聖霊体験は、異言だけではありません。私は多くの体験をしてきましたが、やはり一つ一つに命がけの求めをしました。2回目の会堂を求めて夜中に祈っていた時に、「求めるならば、真剣に求めなさい。」という聖霊の語り掛けを聞いて直ちに10日間の断食の祈りをしたものです。

そして、五旬節(ペンテコステ)の日に、「突然、天から、激しい風が吹いて来るような響きが起こり、彼らのいた家全体に響き渡った。また、炎のような分かれた舌が現れて、ひとりひとりの上にとどまった。」(2・1.2.)。「この物音がしたため、大勢の人が集まって来た。」(2・6)。

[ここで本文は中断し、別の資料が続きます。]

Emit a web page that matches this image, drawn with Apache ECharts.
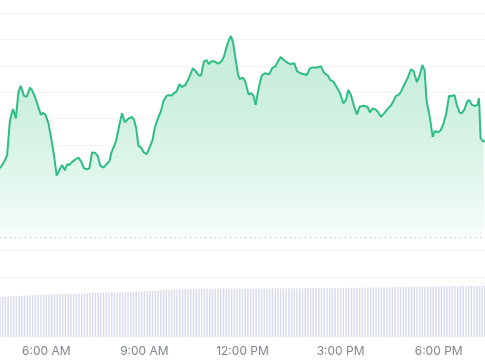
<!DOCTYPE html>
<html>
<head>
<meta charset="utf-8">
<script src="https://cdn.jsdelivr.net/npm/echarts@6/dist/echarts.min.js"></script>
<style>
html,body{margin:0;padding:0;background:#fff;}
#chart{width:485px;height:360px;}
</style>
</head>
<body>
<div id="chart"></div>
<script>
// ---- data ----
const priceTimes = [
"4:35","4:41","4:48","4:50","4:53","4:57","4:59","5:04","5:09","5:13","5:16","5:19","5:24","5:30","5:34","5:39","5:44","5:50","5:53","5:58",
"6:04","6:10","6:14","6:19","6:24","6:29","6:34","6:38","6:42","6:48","6:54","6:59","7:04","7:09","7:15","7:19","7:24","7:29","7:34","7:39",
"7:45","7:50","7:56","7:59","8:08","8:14","8:19","8:24","8:31","8:37","8:41","8:45","8:49","8:54","8:59","9:04","9:09","9:15","9:19","9:26",
"9:30","9:35","9:41","9:46","9:50","9:55","9:59","10:04","10:09","10:15","10:21","10:29","10:34","10:40","10:44","10:49","10:54","10:58","11:04","11:09",
"11:15","11:21","11:26","11:31","11:35","11:39","11:43","11:48","11:52","11:55","12:01","12:05","12:11","12:16","12:20","12:24","12:29","12:35","12:41","12:49",
"12:55","13:00","13:05","13:10","13:16","13:22","13:29","13:35","13:40","13:46","13:53","13:58","14:04","14:11","14:17","14:24","14:30","14:36","14:41","14:47",
"14:53","14:59","15:05","15:10","15:14","15:19","15:25","15:30","15:35","15:42","15:45","15:49","15:54","15:59","16:05","16:09","16:14","16:20","16:26","16:32",
"16:37","16:42","16:46","16:51","16:54","16:58","17:03","17:09","17:14","17:20","17:25","17:30","17:34","17:38","17:43","17:49","17:53","17:59","18:04","18:09",
"18:14","18:19","18:24","18:29","18:33","18:38","18:42","18:47","18:52","18:56","19:01","19:07","19:11","19:14","19:17","19:22","19:25"
];
const priceValues = [
4.12,4.31,4.60,4.65,5.88,6.24,6.36,6.01,7.02,7.24,7.21,6.86,6.83,7.17,7.07,6.83,6.52,6.14,6.22,6.16,
5.82,5.13,4.62,3.84,4.05,4.24,4.04,4.27,4.24,4.37,4.46,4.52,4.37,4.12,4.08,4.12,4.72,4.71,4.60,4.22,
4.14,4.27,4.39,4.69,5.15,5.76,6.20,5.86,6.01,6.06,5.95,5.63,4.97,4.90,4.72,4.65,4.88,5.19,5.66,6.07,
6.26,6.67,6.87,6.89,6.87,6.98,7.02,7.30,7.20,7.27,7.50,7.91,7.80,7.63,7.63,8.16,8.22,8.07,8.18,8.16,
8.08,8.16,8.35,8.72,8.98,9.13,8.85,8.16,7.65,7.50,7.55,7.41,6.92,6.96,6.87,6.52,7.08,7.61,7.72,7.68,
7.93,7.97,8.16,8.33,8.22,8.12,8.06,8.10,7.80,7.72,7.68,7.65,7.91,7.94,7.94,7.98,7.72,7.65,7.46,7.40,
7.19,6.96,6.58,6.71,7.08,6.89,6.45,6.16,6.45,6.49,6.55,6.45,6.24,6.39,6.33,6.24,6.07,6.20,6.36,6.49,
6.67,6.87,6.89,7.02,7.02,7.34,7.53,7.87,7.80,7.38,7.63,8.03,7.84,6.64,6.14,5.31,5.53,5.48,5.57,5.82,
6.20,6.86,6.86,6.89,6.54,6.24,6.20,6.33,6.64,6.71,6.52,6.48,6.52,6.77,5.25,5.13,5.15
];
const volumeStart = "4:35";
const volumeStepMinutes = 5;
const volumeValues = [
40.0,40.3,40.5,40.4,40.8,41.0,41.1,41.0,41.4,41.5,41.6,41.5,
41.8,42.0,41.9,42.2,42.4,42.3,42.6,42.7,42.8,42.7,43.0,43.1,
43.0,43.2,43.4,43.3,43.5,43.6,43.5,43.7,43.8,44.0,43.9,44.0,
44.2,44.1,44.3,44.4,44.3,44.5,44.6,44.5,44.7,44.8,44.7,45.0,
45.2,45.1,45.4,45.5,45.4,45.7,45.9,46.0,46.2,46.4,46.3,46.6,
46.8,46.9,47.0,47.2,47.3,47.4,47.7,47.6,47.8,47.7,47.9,47.8,
48.0,47.9,48.1,48.0,48.1,48.0,48.2,48.1,48.2,48.3,48.2,48.3,
48.2,48.4,48.3,48.3,48.4,48.3,48.3,48.4,48.2,48.4,48.5,48.4,
48.5,48.4,48.6,48.5,48.6,48.5,48.7,48.6,48.6,48.7,48.6,48.7,
48.7,48.8,48.7,48.8,48.8,48.9,48.8,48.9,48.9,49.0,48.9,49.0,
49.0,48.9,49.0,49.1,49.0,49.0,49.1,49.2,49.1,49.2,49.3,49.2,
49.3,49.4,49.3,49.4,49.5,49.4,49.5,49.6,49.5,49.6,49.7,49.7,
49.8,49.7,49.9,50.0,49.9,50.0,50.1,50.0,50.2,50.1,50.3,50.2,
50.4,50.3,50.5,50.4,50.6,50.5,50.7,50.6,50.8,50.7,50.8,50.9,
50.8,51.0,50.9,51.0,51.1,51.0,51.0,51.1,51.0,51.1,51.0
];
const tickHours = [6, 9, 12, 15, 18];
const tickLabels = ["6:00 AM", "9:00 AM", "12:00 PM", "3:00 PM", "6:00 PM"];
const viewStart = "4:35";
const viewEnd = "19:25";
const priceMin = 0, priceMax = 10, priceStep = 1;
const referenceLevel = 1.5;
const volumeMax = 60;

// ---- build ----
function toHours(s){ const p = s.split(":"); return (+p[0]) + (+p[1]) / 60; }
const linePairs = priceTimes.map((t, i) => [toHours(t), priceValues[i]]);
const vStart = toHours(volumeStart);
const volPairs = volumeValues.map((v, i) => [vStart + i * volumeStepMinutes / 60, v]);
const xMin = toHours(viewStart), xMax = toHours(viewEnd);

const GREEN = '#2ebd85';
const chart = echarts.init(document.getElementById('chart'), null, {renderer: 'canvas'});
chart.setOption({
  animation: false,
  backgroundColor: '#ffffff',
  grid: [
    {left: 0, right: 0, top: 13, bottom: 83},
    {left: 0, right: 0, top: 277, bottom: 23}
  ],
  xAxis: [
    {type: 'value', gridIndex: 0, min: xMin, max: xMax,
     axisLine: {show: false}, axisTick: {show: false}, axisLabel: {show: false}, splitLine: {show: false}},
    {type: 'value', gridIndex: 1, min: xMin, max: xMax,
     axisLine: {show: false}, axisTick: {show: false}, splitLine: {show: false},
     axisLabel: {
       customValues: tickHours,
       formatter: function (v) { const k = tickHours.indexOf(Math.round(v)); return k >= 0 ? tickLabels[k] : ''; },
       color: '#80868f', fontSize: 12, fontFamily: 'Inter, "Noto Sans", sans-serif', margin: 8
     }}
  ],
  yAxis: [
    {type: 'value', gridIndex: 0, min: priceMin, max: priceMax, interval: priceStep,
     axisLine: {show: false}, axisTick: {show: false}, axisLabel: {show: false},
     splitLine: {show: true, lineStyle: {color: '#f3f4f6', width: 1}}},
    {type: 'value', gridIndex: 1, min: 0, max: volumeMax,
     axisLine: {show: false}, axisTick: {show: false}, axisLabel: {show: false}, splitLine: {show: false}}
  ],
  series: [
    {
      type: 'bar', xAxisIndex: 1, yAxisIndex: 1, data: volPairs,
      barWidth: 1.5, itemStyle: {color: '#d9dcec'}, silent: true
    },
    {
      type: 'line', xAxisIndex: 0, yAxisIndex: 0, data: linePairs,
      showSymbol: false, symbol: 'none', smooth: false,
      lineStyle: {color: GREEN, width: 2},
      areaStyle: {
        origin: 'start', opacity: 1,
        color: new echarts.graphic.LinearGradient(0, 0, 0, 1, [
          {offset: 0, color: '#c3ebd8'},
          {offset: 0.3, color: '#cff0e0'},
          {offset: 0.6, color: '#e2f7ed'},
          {offset: 0.8, color: '#f3fcf8'},
          {offset: 0.84, color: 'rgba(250,254,252,0.6)'},
          {offset: 0.87, color: 'rgba(255,255,255,0)'},
          {offset: 1, color: 'rgba(255,255,255,0)'}
        ])
      },
      markLine: {
        silent: true, symbol: 'none', label: {show: false},
        lineStyle: {type: [1, 4], color: '#b9bcc2', width: 1},
        data: [{yAxis: referenceLevel}]
      }
    }
  ]
});
</script>
</body>
</html>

「ペテロは十一人とともに立って、声を張り上げ、人々にはっきりとこう言った。」(14)。

狭い部屋に籠って祈り、助けと力を求めていた大勢の信徒が、「聖霊があなたがたの上に臨むとき、あなたがたは力を受けます。」(使徒1・8)が実現したのです。信徒たちは「声を張り上げ」、終末預言と福音を語ったのです。聖霊が注がれる時、「青年は幻を見、老人は夢を見る。」(17)です。

先週のスマホ講座には感激しました。扱いが全く未熟でわからない高齢の方々が真剣一心に学んで、喜び、時間をかなり超過していました。今回のコロナワクチン予約では、スマホやPCのできない人々が苦労しています。数年経つと、スマホ無しの人に助けはなくなるでしょう。

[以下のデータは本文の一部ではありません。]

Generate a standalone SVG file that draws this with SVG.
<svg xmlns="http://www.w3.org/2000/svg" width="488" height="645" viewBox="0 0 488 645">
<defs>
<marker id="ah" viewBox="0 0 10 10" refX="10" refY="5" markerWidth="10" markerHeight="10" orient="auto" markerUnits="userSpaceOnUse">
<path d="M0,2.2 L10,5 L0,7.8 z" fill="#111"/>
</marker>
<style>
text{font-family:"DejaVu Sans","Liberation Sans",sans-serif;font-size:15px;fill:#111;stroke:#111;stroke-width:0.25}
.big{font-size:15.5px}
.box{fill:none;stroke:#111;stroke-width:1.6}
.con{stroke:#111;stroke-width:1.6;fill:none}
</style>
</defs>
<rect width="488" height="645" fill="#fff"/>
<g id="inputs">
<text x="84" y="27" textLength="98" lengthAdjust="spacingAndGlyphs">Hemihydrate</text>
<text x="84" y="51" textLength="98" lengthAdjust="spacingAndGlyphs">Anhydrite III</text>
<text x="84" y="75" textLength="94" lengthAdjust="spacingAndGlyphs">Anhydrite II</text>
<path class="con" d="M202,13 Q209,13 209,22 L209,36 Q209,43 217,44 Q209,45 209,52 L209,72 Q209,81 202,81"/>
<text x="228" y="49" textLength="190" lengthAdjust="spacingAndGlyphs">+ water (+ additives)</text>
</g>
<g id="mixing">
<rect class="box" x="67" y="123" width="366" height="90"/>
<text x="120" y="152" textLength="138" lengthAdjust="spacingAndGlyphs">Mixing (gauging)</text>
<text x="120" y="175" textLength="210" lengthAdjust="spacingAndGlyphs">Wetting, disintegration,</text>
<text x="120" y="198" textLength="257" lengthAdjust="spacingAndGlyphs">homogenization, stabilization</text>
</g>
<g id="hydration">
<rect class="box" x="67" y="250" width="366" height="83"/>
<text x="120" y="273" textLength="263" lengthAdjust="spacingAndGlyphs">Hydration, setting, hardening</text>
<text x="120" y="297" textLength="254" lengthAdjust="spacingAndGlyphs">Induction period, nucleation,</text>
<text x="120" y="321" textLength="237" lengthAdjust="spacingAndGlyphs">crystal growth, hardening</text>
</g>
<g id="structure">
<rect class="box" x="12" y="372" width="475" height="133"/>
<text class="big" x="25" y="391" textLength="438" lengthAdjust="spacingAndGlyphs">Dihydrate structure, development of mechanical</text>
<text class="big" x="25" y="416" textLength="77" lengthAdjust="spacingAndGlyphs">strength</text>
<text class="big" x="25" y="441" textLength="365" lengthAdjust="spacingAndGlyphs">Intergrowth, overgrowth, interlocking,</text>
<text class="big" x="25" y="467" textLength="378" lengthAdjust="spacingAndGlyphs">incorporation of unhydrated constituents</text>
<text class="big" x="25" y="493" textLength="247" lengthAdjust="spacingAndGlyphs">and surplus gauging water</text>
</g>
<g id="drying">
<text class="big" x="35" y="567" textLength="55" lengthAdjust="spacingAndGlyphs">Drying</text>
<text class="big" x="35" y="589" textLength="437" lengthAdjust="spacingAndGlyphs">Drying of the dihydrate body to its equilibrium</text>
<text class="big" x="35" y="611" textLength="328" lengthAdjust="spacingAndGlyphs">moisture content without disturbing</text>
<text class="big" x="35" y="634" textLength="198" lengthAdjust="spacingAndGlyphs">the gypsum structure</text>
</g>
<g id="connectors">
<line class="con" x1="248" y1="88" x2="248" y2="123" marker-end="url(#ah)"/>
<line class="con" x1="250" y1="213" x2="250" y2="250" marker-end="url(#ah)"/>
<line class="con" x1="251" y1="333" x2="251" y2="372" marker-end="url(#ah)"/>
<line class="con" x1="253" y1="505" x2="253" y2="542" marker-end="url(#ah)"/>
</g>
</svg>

私たちは、終わりの時代に生きています。世界中で、コロナ禍の為に会堂で礼拝をおこなうことができなくなっています。会うことも許されません。買い物に出かけることもできません。コロナ対策の莫大な経費で企業も官公庁も人件費を節約するようになり、助けを求めても誰も助けてくれない時代がきます。冒頭のように、私たちは将来のことについて、終末について、強く意識しないと何も対処しないで過ごしてしまうのです。

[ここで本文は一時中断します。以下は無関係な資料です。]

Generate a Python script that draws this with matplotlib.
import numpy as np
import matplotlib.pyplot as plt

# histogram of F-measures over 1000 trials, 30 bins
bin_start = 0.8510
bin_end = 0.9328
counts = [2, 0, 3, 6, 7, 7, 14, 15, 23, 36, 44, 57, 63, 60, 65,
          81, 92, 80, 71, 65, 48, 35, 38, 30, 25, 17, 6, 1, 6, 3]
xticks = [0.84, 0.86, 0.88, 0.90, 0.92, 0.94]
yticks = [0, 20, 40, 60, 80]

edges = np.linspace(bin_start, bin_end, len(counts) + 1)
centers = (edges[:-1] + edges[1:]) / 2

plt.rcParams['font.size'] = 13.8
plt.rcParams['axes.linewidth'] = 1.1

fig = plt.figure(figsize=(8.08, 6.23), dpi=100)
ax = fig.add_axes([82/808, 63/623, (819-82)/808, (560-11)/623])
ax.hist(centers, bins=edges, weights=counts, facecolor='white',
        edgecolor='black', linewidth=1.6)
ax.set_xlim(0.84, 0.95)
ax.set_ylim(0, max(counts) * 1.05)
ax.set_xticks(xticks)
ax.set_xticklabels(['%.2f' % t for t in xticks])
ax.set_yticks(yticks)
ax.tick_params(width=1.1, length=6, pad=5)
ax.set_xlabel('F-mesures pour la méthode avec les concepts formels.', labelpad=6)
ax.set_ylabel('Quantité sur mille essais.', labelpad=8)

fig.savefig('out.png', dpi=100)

「終わりの日に、あざける者どもがやって来てあざけり、自分たちの欲望に従って生活し、次のように言うでしょう。『キリストの来臨の約束はどこにあるのか。』」(Ⅱペテロ3・3.4)。私たちは、終末の備えをしないで、不遜な生き方をしている人々の中に暮らしているのです。心を尽くし、脳を働かせて、終末の備えをしなければなりません。心が動き、霊が飢え乾かなければ、聖霊を待ち望むことはできないからです。祈っているといっても、形だけのものであってはいけないのです。

使徒2章14~24節

  • 2:14 そこで、ペテロは十一人とともに立って、声を張り上げ、人々にはっきりとこう言った。「ユダヤの人々、ならびにエルサレムに住むすべての人々。あなたがたに知っていただきたいことがあります。どうか、私のことばに耳を貸してください。
  • 2:15 今は朝の九時ですから、あなたがたの思っているようにこの人たちは酔っているのではありません。
  • 2:16 これは、預言者ヨエルによって語られた事です。
  • 2:17 『神は言われる。終わりの日に、わたしの霊をすべての人に注ぐ。すると、あなたがたの息子や娘は預言し、青年は幻を見、老人は夢を見る。
  • 2:18 その日、わたしのしもべにも、はしためにも、わたしの霊を注ぐ。すると、彼らは預言する。
  • 2:19 また、わたしは、上は天に不思議なわざを示し、下は地にしるしを示す。それは、血と火と立ち上る煙である。
  • 2:20 主の大いなる輝かしい日が来る前に、太陽はやみとなり、月は血に変わる。
  • 2:21 しかし、主の名を呼ぶ者は、みな救われる。』
  • 2:22 イスラエルの人たち。このことばを聞いてください。神はナザレ人イエスによって、あなたがたの間で力あるわ
  • ざと不思議としるしを行われました。それらのことによって、神はあなたがたに、この方のあかしをされたのです。これは、あなたがた自身がご承知のことです。
  • 2:23 あなたがたは、神の定めた計画と神の予知とによって引き渡されたこの方を、不法な者の手によって十字架につけて殺しました。
  • 2:24 しかし神は、この方を死の苦しみから解き放って、よみがえらせました。この方が死につながれていることなど、ありえないからです。